--- RECORDED INFORMATION ---

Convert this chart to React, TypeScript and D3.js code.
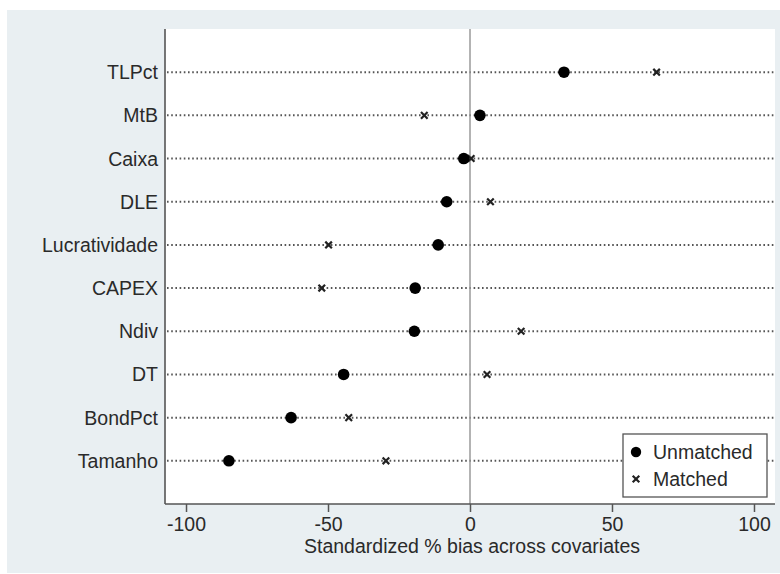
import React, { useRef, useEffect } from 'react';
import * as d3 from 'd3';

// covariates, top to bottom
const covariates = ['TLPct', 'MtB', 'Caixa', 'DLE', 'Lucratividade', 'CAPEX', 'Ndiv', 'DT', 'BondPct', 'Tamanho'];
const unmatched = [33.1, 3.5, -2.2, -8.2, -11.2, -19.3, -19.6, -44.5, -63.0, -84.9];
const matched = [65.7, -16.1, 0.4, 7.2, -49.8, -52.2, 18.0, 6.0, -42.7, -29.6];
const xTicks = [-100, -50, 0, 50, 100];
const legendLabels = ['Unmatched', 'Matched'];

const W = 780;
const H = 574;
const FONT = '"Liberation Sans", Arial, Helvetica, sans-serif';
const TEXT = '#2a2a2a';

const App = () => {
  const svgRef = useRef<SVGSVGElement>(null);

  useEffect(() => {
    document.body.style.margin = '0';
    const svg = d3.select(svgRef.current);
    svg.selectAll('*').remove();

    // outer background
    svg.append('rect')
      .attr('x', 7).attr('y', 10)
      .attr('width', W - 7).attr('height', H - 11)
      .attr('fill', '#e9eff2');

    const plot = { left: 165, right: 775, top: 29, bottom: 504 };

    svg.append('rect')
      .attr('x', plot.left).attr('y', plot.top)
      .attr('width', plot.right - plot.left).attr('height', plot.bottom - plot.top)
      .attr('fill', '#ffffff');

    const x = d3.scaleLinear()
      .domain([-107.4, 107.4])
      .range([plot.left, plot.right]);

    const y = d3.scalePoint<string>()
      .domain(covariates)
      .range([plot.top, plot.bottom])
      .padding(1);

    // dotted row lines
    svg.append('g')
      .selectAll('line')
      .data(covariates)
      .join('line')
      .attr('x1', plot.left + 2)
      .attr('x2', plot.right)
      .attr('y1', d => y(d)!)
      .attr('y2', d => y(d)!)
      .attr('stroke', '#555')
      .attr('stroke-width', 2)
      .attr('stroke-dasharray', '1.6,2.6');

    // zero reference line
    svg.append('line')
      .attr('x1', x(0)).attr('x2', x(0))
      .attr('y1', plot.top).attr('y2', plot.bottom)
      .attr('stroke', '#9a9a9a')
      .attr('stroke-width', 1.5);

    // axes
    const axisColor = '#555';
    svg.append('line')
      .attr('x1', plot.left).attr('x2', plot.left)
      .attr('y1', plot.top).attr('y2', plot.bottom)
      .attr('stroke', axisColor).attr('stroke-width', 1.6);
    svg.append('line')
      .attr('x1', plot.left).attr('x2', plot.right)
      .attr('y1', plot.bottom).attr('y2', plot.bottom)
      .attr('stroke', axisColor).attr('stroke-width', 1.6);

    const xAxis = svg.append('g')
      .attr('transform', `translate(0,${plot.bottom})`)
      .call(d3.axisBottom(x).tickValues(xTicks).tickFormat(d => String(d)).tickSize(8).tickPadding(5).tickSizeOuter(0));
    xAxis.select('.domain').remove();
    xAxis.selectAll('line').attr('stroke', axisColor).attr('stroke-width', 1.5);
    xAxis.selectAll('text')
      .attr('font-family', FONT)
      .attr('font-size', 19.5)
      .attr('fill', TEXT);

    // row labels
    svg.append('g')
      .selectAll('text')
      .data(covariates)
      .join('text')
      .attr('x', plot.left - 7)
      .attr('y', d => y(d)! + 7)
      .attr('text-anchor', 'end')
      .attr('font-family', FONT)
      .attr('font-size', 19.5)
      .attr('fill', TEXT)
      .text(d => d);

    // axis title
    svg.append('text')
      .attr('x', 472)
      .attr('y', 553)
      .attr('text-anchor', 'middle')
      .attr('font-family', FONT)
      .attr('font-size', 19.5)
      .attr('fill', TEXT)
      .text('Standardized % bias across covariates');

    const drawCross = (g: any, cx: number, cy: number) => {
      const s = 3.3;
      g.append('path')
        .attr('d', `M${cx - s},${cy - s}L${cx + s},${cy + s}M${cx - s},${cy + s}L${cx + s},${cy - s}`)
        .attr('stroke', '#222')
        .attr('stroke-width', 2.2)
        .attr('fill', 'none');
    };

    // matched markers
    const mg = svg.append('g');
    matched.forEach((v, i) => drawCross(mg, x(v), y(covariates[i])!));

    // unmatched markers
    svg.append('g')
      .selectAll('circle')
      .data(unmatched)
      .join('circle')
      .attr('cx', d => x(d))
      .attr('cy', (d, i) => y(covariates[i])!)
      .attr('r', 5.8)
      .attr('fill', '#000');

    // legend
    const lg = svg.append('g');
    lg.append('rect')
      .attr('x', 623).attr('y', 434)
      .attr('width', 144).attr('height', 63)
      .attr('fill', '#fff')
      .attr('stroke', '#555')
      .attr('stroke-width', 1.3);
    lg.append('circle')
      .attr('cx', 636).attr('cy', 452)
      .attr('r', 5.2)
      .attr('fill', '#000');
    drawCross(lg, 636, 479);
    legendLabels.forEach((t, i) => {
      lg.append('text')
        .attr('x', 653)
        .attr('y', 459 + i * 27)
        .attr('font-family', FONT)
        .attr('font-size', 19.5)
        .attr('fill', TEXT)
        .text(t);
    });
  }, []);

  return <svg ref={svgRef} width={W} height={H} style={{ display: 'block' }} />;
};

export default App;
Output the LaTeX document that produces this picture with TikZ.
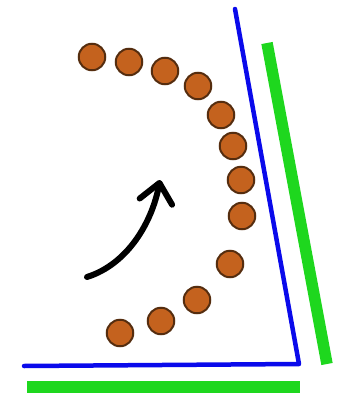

---

GIVEN REQUEST »
The lines from the start of the entries above through the one containing "svg.selectAll('*').remove();" are to be retyped exactly, and no others. Pictures are left out.

OUTPUT »
Convert this chart to React, TypeScript and D3.js code.
import React, { useRef, useEffect } from 'react';
import * as d3 from 'd3';

// covariates, top to bottom
const covariates = ['TLPct', 'MtB', 'Caixa', 'DLE', 'Lucratividade', 'CAPEX', 'Ndiv', 'DT', 'BondPct', 'Tamanho'];
const unmatched = [33.1, 3.5, -2.2, -8.2, -11.2, -19.3, -19.6, -44.5, -63.0, -84.9];
const matched = [65.7, -16.1, 0.4, 7.2, -49.8, -52.2, 18.0, 6.0, -42.7, -29.6];
const xTicks = [-100, -50, 0, 50, 100];
const legendLabels = ['Unmatched', 'Matched'];

const W = 780;
const H = 574;
const FONT = '"Liberation Sans", Arial, Helvetica, sans-serif';
const TEXT = '#2a2a2a';

const App = () => {
  const svgRef = useRef<SVGSVGElement>(null);

  useEffect(() => {
    document.body.style.margin = '0';
    const svg = d3.select(svgRef.current);
    svg.selectAll('*').remove();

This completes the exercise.